— Правду говорит мой Шиллер, — сказал он, — что есть минуты, в которые мы равно расположены прижать к груди своей и всякую маленькую былинку, и всякую отдаленную звезду, и все обширное творение!
У Жуковского дух захватило. Обнять весь мир! «Обнимитесь, миллионы!» Вот это «чувствительность»! Андрей начал говорить о Шиллере.
— Карл Моор! Бурная, мятущаяся душа, — говорил он. — Иным кажется, что Шиллер создал неестественного героя. Но автор вовсе не хотел рисовать обыкновенного человека. Может ли быть неестественным то, что потрясает нас?
— Эгмонт! — восклицал Андрей, переходя к Гёте. — Писатель изобразил его так, что он ожил! Я, читатель, как будто знал этого героя, говорил с ним!
Жуковский не читал ни «Разбойников», ни «Эгмонта». Гёте и Шиллер, как сказал Тургенев, — «сладостные мучители сердец», — им он обязан «величайшими наслаждениями ума и сердца». Они — поэты чувства.
— Чем сильнее чувство, — говорил Андрей, — тем достовернее поэтическое слово. А есть и такое особенное, «разбойническое», чувство, совершенно шиллеровское. Оно состоит, как бы сказать, — из раскаяния, вернее — из чувства несчастия, смешанного с чем-то приятным и возвышенным... Вот, например, когда Моор любовался заходом солнца, а сам уже знал, что счастие его сгинуло безвозвратно. Смесь страдания и радости!
И это навек легло в сердце Жуковского...
Он стал каждую субботу бывать у Тургеневых. Его изумляла талантливость Андрея, который первый год студентом, а уж знает латынь, немецкий, французский, итальянский и английский языки и столько с них перевел! И столько успел прочитать. И стихи пишет... И ведет дневник. Жуковский также завел себе дневник. Подналег на латынь и немецкий. Немецкий он знал неважно, а ему захотелось читать Гёте и Шиллера... Андрей Тургенев словно передал ему часть своего энтузиазма. Он понял, что нужно не журналы почитывать, не убивать время на чтение корявых переводов, а работать так, как крестьянин на пашне: до упаду. Стараться узнать все изящное и глубокое на тех языках, на которых оно существует. Тургенев дал толчок, отныне и всю жизнь Жуковский трудился так, как многим писателям и не снилось...
Пансионские годы мелькнули быстро. Трижды прошли весенние экзамены и трижды публичные декабрьские акты, то есть те же экзамены, но показательные, при огромном стечении гостей, главным образом родных пансионеров.
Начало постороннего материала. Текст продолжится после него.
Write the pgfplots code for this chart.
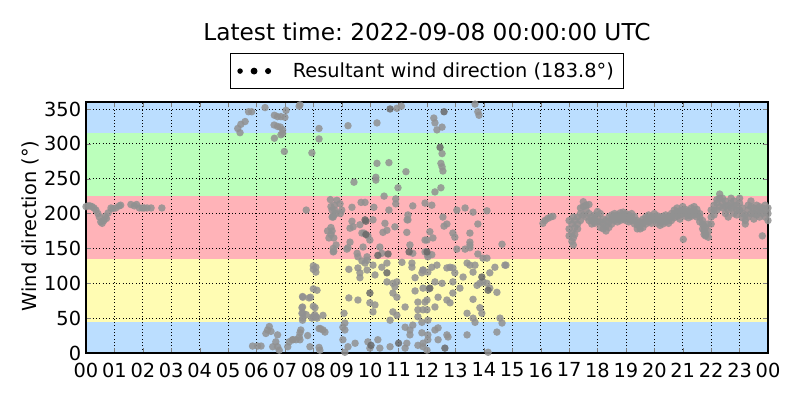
\documentclass[border=0pt]{standalone}
\usepackage{fontspec}
\setmainfont{DejaVu Sans}
\usepackage{pgfplots}
\usepackage{pgfplotstable}
\pgfplotsset{compat=1.18}
\frenchspacing
\definecolor{bandblue}{RGB}{187,222,255}
\definecolor{bandgreen}{RGB}{187,255,187}
\definecolor{bandred}{RGB}{255,179,184}
\definecolor{bandyellow}{RGB}{255,252,179}
\definecolor{ptgray}{RGB}{145,145,145}
\definecolor{ptdark}{RGB}{105,105,105}

\pgfplotstableread{
h d
0.00 210
0.07 211
0.14 211
0.21 210
0.28 208
0.35 205
0.42 200
0.47 195
0.52 188
0.57 186
0.63 190
0.68 196
0.72 193
0.78 201
0.88 208
0.95 207
1.05 208
1.17 211
1.22 212
1.58 213
1.70 211
1.78 213
1.88 208
1.98 208
2.05 208
2.15 208
2.29 208
2.67 208
5.34 322
5.42 316
5.45 328
5.60 332
5.72 346
5.83 346
6.30 352
6.63 341
6.74 339
6.86 339
7.00 338
6.62 327
6.74 325
6.84 324
6.92 320
6.92 315
6.86 313
6.63 308
6.98 289
7.04 348
7.50 354
5.86 10
6.04 10
6.16 10
6.33 28
6.39 33
6.45 38
6.51 31
6.74 26
6.68 16
6.57 9
6.74 9
6.80 4
7.10 9
7.15 16
7.27 19
7.39 19
7.50 23
7.56 33
7.62 47
7.60 57
7.62 66
7.62 81
7.75 55
7.90 80
7.95 50
7.80 25
8.00 125
8.00 120
8.00 92
8.00 67
8.05 55
8.10 52
8.20 35
8.25 35
8.20 8
7.95 287
8.20 322
8.20 307
7.75 205
8.60 220
8.62 210
8.70 195
8.80 200
8.75 205
8.50 175
8.55 165
8.62 170
8.70 145
8.80 155
9.00 205
8.95 200
7.53 356
9.22 326
10.24 330
10.94 351
11.10 354
10.24 272
10.66 273
11.26 260
9.43 245
10.20 252
10.20 248
10.98 237
8.66 205
8.75 212
8.83 219
8.94 214
9.36 209
9.68 216
9.82 216
10.13 209
10.49 225
10.66 205
10.90 221
10.90 214
11.50 211
11.30 191
11.33 198
11.93 215
8.66 195
8.70 197
8.62 180
8.66 175
8.72 165
8.70 150
8.72 146
9.36 189
9.29 179
9.40 181
9.29 159
9.22 151
9.71 172
9.78 172
9.92 168
9.64 184
9.75 152
9.99 162
10.10 191
10.52 186
10.45 173
10.59 176
10.87 181
11.33 191
11.29 173
11.40 155
11.50 143
10.34 152
10.41 143
12.00 162
11.93 145
12.03 138
9.18 149
9.54 143
9.57 138
9.89 138
9.89 133
9.71 132
9.82 129
8.09 123
8.09 116
9.25 120
9.57 122
9.64 115
9.64 108
9.89 119
10.10 126
10.17 112
10.41 123
10.59 129
10.59 102
10.80 100
10.94 102
11.12 130
11.47 129
11.47 123
11.58 108
11.82 115
11.86 119
8.13 90
9.25 79
9.57 76
9.99 72
10.17 69
10.80 86
10.87 95
10.94 80
11.23 66
11.58 89
11.68 73
11.68 62
11.93 73
12.07 92
12.00 62
7.63 80
7.85 79
7.60 65
7.63 57
7.63 50
8.06 65
7.99 52
8.13 50
8.34 54
9.08 57
9.11 43
9.11 33
10.10 59
10.70 47
10.80 59
10.94 54
11.23 37
11.40 33
11.50 40
11.40 26
11.68 52
7.28 19
7.53 19
7.88 9
8.23 4
8.34 33
8.41 30
9.04 19
9.22 9
9.11 1
9.47 14
9.92 16
9.99 7
10.27 19
10.34 7
10.70 9
11.23 7
11.29 14
11.68 11
11.86 14
12.00 4
12.03 19
9.04 37
7.53 29
12.24 337
12.28 330
12.35 320
12.53 324
12.53 286
12.49 272
12.53 267
12.56 261
12.28 231
12.49 237
13.69 357
13.79 346
13.83 341
12.17 212
13.05 205
13.34 208
13.62 202
14.11 204
12.56 195
12.70 185
12.60 182
13.79 185
13.51 172
12.91 172
12.98 166
13.51 159
13.51 155
14.64 156
12.10 174
12.21 165
11.93 162
12.03 141
12.17 141
13.05 149
13.34 149
13.51 151
13.79 142
13.97 136
14.11 136
11.86 119
12.03 116
12.17 123
12.35 126
12.70 122
12.81 123
12.91 122
12.98 115
13.41 129
13.51 126
13.69 126
13.62 116
13.27 109
14.21 115
14.39 123
14.74 126
13.97 102
14.11 100
14.21 93
12.91 102
12.53 100
12.28 102
11.86 93
13.16 93
13.76 97
13.86 100
12.91 86
12.70 76
12.81 72
12.39 80
12.00 76
12.28 66
13.62 77
13.41 57
13.86 65
13.93 57
14.46 87
11.86 62
13.62 50
13.69 44
14.57 50
14.64 43
14.46 30
12.03 47
11.82 44
12.28 33
12.39 36
12.70 26
12.74 23
13.41 26
12.39 19
12.03 26
11.82 29
11.86 9
14.15 1
14.78 126
16.08 186
16.15 190
16.25 193
16.35 195
16.43 196
21.02 163
}\scattered

\pgfplotstableread{
h d
9.85 189
9.85 170
10.63 142
11.37 145
10.59 115
9.99 86
10.70 350
10.03 11
11.00 14
12.60 346
12.46 295
12.10 93
12.63 7
13.93 109
14.15 90
12.00 145
9.82 191
10.27 140
}\darkpts

\pgfplotstableread{
h a b c
17.00 190 178 168
17.10 160 172 185
17.15 155 165 195
17.20 170 180 190
17.30 185 195 178
17.40 200 190 208
17.50 210 217 198
17.60 205 212 195
17.70 213 200 190
17.80 195 185 190
17.90 192 186 198
18.00 203 196 188
18.10 200 188 180
18.20 185 178 192
18.30 182 175 190
18.40 188 195 180
18.50 192 185 198
18.60 196 190 200
18.70 198 192 188
18.80 201 195 190
18.90 198 192 202
19.00 195 200 190
19.10 192 188 198
19.20 195 190 200
19.30 190 185 196
19.40 184 178 190
19.50 182 178 188
19.60 186 180 192
19.70 190 185 195
19.80 194 188 198
19.90 192 186 196
20.00 195 190 200
20.10 192 186 197
20.20 188 183 195
20.30 190 196 185
20.40 194 188 198
20.50 190 196 186
20.60 196 190 200
20.70 200 194 205
20.80 202 196 208
20.90 198 204 192
21.00 205 200 210
21.10 200 196 206
21.20 198 204 194
21.30 202 196 208
21.40 205 198 210
21.50 200 206 195
21.60 195 188 200
21.70 185 178 190
21.75 175 170 182
21.80 168 172 180
21.90 166 175 185
22.00 195 185 205
22.10 205 198 212
22.20 215 205 220
22.30 222 228 210
22.40 215 208 222
22.50 210 200 218
22.60 205 212 195
22.70 215 208 222
22.80 210 218 200
22.90 205 198 212
23.00 215 205 222
23.10 200 194 208
23.20 190 198 185
23.30 205 212 195
23.40 210 200 218
23.50 200 192 208
23.60 205 212 198
23.70 195 202 210
23.80 200 168 208
23.90 205 195 212
24.00 200 190 208
}\band

\pgfplotsset{
  ptstyle/.style={only marks, mark=*, mark size=2.7pt, color=#1,
    mark options={draw=#1, fill=#1, fill opacity=0.85, draw opacity=0}},
}

\begin{document}
\begin{tikzpicture}
\begin{axis}[
  scale only axis,
  width=6.82in, height=2.51in,
  xmin=0, xmax=24, ymin=0, ymax=360,
  xtick={0,1,...,24},
  xticklabels={00,01,02,03,04,05,06,07,08,09,10,11,12,13,14,15,16,17,18,19,20,21,22,23,00},
  ytick={0,50,...,350},
  /pgf/number format/assume math mode=true,
  tick label style={font=\fontsize{14}{16}\selectfont},
  xticklabel style={yshift=-3.5pt},
  tick align=inside,
  major tick length=0.05in,
  xtick pos=both, ytick pos=both,
  grid=major,
  major grid style={black, line width=0.5pt, dash pattern=on 0.7pt off 1.7pt},
  axis line style={line width=0.8pt},
  axis on top,
  legend style={at={(0.5,1.052)}, anchor=south, draw=black, line width=0.7pt,
    font=\fontsize{14}{16}\selectfont, inner xsep=5pt, inner ysep=4.5pt,
    /tikz/every odd column/.append style={column sep=0.19in}},
  legend cell align=left,
]
\addplot[fill=bandblue, draw=none, forget plot] coordinates {(0,0) (24,0) (24,45) (0,45)} -- cycle;
\addplot[fill=bandyellow, draw=none, forget plot] coordinates {(0,45) (24,45) (24,135) (0,135)} -- cycle;
\addplot[fill=bandred, draw=none, forget plot] coordinates {(0,135) (24,135) (24,225) (0,225)} -- cycle;
\addplot[fill=bandgreen, draw=none, forget plot] coordinates {(0,225) (24,225) (24,315) (0,315)} -- cycle;
\addplot[fill=bandblue, draw=none, forget plot] coordinates {(0,315) (24,315) (24,360) (0,360)} -- cycle;

\addplot[ptstyle=ptgray,
  legend image code/.code={
    \fill[black, opacity=1] (0in,0) circle (1.6pt);
    \fill[black, opacity=1] (0.14in,0) circle (2.1pt);
    \fill[black, opacity=1] (0.28in,0) circle (1.8pt);
  }] table[x=h, y=d] {\scattered};
\addlegendentry{Resultant wind direction (183.8°)}
\addplot[ptstyle=ptgray, forget plot] table[x=h, y=a] {\band};
\addplot[ptstyle=ptgray, forget plot] table[x=h, y=b] {\band};
\addplot[ptstyle=ptgray, forget plot] table[x=h, y=c] {\band};
\addplot[ptstyle=ptdark, forget plot] table[x=h, y=d] {\darkpts};
\end{axis}
\node[anchor=base, font=\fontsize{16.8}{20}\selectfont] at (3.41in,3.12in) {Latest time: 2022-09-08 00:00:00 UTC};
\node[rotate=90, font=\fontsize{14}{16}\selectfont] at (-0.56in,1.27in) {Wind direction (°)};
\pgfresetboundingbox
\path (-0.86in,-0.47in) rectangle (7.14in,3.53in);
\end{tikzpicture}
\end{document}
В большом зале за зеленым столом рассаживалось начальство — надзиратели, профессора университета, директор Иван Петрович Тургенев, кураторы университета — Михаил Матвеевич Херасков, знаменитый поэт, «староста российской литературы», как его называли, и Павел Иванович Голенищев-Кутузов, тоже поэт, переводчик с древних языков.
По сути, был не экзамен, а спектакль. Ученики были тщательно одеты, причесаны и бледны от волнения. Родители и родственники их волновались не меньше детей и тихо переговаривались друг с другом. На акте 19 декабря 1797 года Антонский произнес речь, которую слушатели приняли с восторгом, — она была в духе времени, чувствительной и заканчивалась так:
— Ах! Время, время почувствовать, что просвещение без чистой нравственности и утончение ума без исправления сердца есть злейшая язва, истребляющая благоденствие не одних семейств, но и целых наций!
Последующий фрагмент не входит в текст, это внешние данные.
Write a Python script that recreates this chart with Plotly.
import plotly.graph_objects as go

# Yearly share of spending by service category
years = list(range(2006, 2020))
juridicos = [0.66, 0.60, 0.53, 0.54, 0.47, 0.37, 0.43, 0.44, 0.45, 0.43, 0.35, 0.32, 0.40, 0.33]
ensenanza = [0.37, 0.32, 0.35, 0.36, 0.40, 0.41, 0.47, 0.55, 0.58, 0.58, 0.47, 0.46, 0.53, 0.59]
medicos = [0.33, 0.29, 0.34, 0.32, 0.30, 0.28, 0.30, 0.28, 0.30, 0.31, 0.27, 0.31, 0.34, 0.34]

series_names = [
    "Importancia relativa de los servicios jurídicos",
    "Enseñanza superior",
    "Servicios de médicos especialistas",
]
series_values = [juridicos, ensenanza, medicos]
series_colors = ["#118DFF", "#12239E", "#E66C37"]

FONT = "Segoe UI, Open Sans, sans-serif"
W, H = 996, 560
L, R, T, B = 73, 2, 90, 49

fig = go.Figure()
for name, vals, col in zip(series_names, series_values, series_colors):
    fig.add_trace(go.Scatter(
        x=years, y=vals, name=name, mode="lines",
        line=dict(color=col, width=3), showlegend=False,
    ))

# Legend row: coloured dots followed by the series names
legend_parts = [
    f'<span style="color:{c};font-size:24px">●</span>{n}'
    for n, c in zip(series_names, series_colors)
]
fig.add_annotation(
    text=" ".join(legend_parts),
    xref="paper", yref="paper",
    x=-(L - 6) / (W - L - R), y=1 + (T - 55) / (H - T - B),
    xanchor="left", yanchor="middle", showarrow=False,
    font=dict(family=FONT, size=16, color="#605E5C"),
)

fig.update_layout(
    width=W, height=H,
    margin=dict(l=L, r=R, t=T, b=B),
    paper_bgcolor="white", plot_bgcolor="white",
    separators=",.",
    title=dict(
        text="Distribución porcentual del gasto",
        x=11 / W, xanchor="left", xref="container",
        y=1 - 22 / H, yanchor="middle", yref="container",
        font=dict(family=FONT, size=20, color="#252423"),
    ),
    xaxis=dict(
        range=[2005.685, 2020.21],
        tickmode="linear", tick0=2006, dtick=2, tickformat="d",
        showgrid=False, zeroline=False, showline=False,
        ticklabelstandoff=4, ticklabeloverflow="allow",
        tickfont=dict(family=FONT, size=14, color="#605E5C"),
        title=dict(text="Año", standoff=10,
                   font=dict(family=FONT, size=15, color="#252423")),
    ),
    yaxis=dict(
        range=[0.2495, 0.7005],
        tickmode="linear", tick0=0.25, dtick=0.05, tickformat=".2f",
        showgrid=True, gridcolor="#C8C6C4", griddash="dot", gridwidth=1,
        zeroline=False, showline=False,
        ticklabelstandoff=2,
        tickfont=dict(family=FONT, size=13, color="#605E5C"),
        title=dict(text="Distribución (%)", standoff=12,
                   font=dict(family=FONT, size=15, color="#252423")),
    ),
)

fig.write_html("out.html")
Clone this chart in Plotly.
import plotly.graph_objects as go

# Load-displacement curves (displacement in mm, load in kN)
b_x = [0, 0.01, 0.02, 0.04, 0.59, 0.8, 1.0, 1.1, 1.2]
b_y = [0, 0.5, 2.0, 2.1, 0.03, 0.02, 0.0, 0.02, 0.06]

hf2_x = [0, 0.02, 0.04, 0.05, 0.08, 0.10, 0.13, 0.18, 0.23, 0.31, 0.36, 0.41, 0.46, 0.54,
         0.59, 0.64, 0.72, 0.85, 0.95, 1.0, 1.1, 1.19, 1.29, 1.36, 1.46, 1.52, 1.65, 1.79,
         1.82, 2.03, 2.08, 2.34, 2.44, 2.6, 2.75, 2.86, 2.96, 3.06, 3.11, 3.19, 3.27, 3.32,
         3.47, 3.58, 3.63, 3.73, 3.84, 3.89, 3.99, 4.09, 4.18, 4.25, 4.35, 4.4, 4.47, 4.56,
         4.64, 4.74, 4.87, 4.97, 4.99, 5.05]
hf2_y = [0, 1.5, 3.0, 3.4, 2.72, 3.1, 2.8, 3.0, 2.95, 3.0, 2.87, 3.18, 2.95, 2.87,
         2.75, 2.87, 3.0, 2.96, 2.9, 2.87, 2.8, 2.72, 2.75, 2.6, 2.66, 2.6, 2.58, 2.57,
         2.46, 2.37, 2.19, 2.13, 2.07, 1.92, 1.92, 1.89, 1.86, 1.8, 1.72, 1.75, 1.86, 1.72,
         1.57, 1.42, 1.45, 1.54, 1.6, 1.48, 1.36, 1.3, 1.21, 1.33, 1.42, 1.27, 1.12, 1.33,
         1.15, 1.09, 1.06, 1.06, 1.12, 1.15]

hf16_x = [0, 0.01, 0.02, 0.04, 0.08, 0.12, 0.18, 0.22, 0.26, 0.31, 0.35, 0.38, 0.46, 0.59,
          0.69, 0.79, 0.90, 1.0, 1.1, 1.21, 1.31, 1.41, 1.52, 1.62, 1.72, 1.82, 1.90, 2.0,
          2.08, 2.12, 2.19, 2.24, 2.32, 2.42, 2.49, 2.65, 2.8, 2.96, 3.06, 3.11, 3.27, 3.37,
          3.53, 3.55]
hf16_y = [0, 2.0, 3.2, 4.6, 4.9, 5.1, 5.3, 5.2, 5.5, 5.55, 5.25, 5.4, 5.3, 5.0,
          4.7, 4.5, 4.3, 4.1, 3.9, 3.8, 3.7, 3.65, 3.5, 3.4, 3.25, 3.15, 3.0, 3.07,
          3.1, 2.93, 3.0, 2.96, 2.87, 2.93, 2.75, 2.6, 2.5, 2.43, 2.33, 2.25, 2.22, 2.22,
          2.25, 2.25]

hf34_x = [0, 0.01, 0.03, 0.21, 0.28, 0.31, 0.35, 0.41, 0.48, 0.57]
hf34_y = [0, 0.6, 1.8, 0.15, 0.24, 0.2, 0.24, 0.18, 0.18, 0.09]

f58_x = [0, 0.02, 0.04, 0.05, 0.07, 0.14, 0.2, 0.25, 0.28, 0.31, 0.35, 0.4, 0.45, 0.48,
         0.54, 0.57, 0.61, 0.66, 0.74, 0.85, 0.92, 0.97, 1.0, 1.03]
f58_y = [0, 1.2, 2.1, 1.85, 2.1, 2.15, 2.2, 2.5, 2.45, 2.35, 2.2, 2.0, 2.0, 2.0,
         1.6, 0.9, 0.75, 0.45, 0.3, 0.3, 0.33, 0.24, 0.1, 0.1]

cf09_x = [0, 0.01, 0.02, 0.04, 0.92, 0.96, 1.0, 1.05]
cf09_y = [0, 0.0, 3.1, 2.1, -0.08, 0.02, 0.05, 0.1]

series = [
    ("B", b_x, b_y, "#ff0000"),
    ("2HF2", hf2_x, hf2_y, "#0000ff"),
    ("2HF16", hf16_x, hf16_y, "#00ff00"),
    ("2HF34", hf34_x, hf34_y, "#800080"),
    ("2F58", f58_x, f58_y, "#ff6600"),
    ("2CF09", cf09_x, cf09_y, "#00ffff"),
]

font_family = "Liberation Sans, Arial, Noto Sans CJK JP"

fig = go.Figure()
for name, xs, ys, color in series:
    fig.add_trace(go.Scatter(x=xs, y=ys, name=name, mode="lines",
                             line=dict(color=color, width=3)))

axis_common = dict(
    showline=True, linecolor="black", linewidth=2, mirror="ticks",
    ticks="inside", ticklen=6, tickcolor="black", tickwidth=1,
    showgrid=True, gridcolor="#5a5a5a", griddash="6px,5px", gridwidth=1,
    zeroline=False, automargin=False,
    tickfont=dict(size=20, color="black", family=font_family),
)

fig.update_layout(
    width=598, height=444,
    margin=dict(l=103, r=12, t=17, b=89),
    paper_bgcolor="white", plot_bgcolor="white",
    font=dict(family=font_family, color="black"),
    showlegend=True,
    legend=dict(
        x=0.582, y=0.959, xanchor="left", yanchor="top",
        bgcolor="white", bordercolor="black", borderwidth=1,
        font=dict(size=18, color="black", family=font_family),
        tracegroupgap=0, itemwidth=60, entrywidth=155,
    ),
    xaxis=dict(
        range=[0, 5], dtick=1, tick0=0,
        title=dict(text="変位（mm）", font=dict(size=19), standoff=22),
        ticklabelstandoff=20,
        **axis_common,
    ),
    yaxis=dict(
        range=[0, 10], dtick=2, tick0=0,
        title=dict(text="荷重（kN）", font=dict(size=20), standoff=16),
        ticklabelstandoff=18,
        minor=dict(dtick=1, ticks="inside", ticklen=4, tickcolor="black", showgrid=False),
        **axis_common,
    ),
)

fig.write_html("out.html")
Затем оркестр, составленный из воспитанников, исполнил маленькую итальянскую симфонию. После этой увертюры началось действие: ученики произносили речи на заданные темы, сыграли целую пьесу — устроенное преподавателем российского законоискусства «судебное действо»; показывали рисунки и картины, протанцевали балетную сюиту с гирляндами (старик Морелли ставил ее уже не один год), потом фехтовали и читали стихи собственного сочинения на темы, заданные Антонским. Александр Чемезов прочитал стихотворение «К счастливой юности». Василий Жуковский — оду «Благоденствие России, устрояемое великим ее самодержцем Павлом Первым». От великого смущения читал он слишком тихо. Херасков, сидевший в центре зеленого стола под собственным портретом, делал вид, что слушает, но силы его явно ушли на борьбу со старческой дремотой. Он оживился и закивал лобастой головой в парике лишь тогда, когда Родзянко начал читать стихи к его портрету:
Феб древних таинств ключ тебе вручил своих,
Ты «Россиядою» стяжал венец нетленный.
В декабре следующего года, на очередном акте, Жуковский декламировал стихотворение «Добродетель» (оно было напечатано в «Приятном и полезном препровождении времени»). Через час он же читал речь — и тоже о добродетели, то есть о добрых, человеколюбивых делах. Это была декларация выбранного им пути.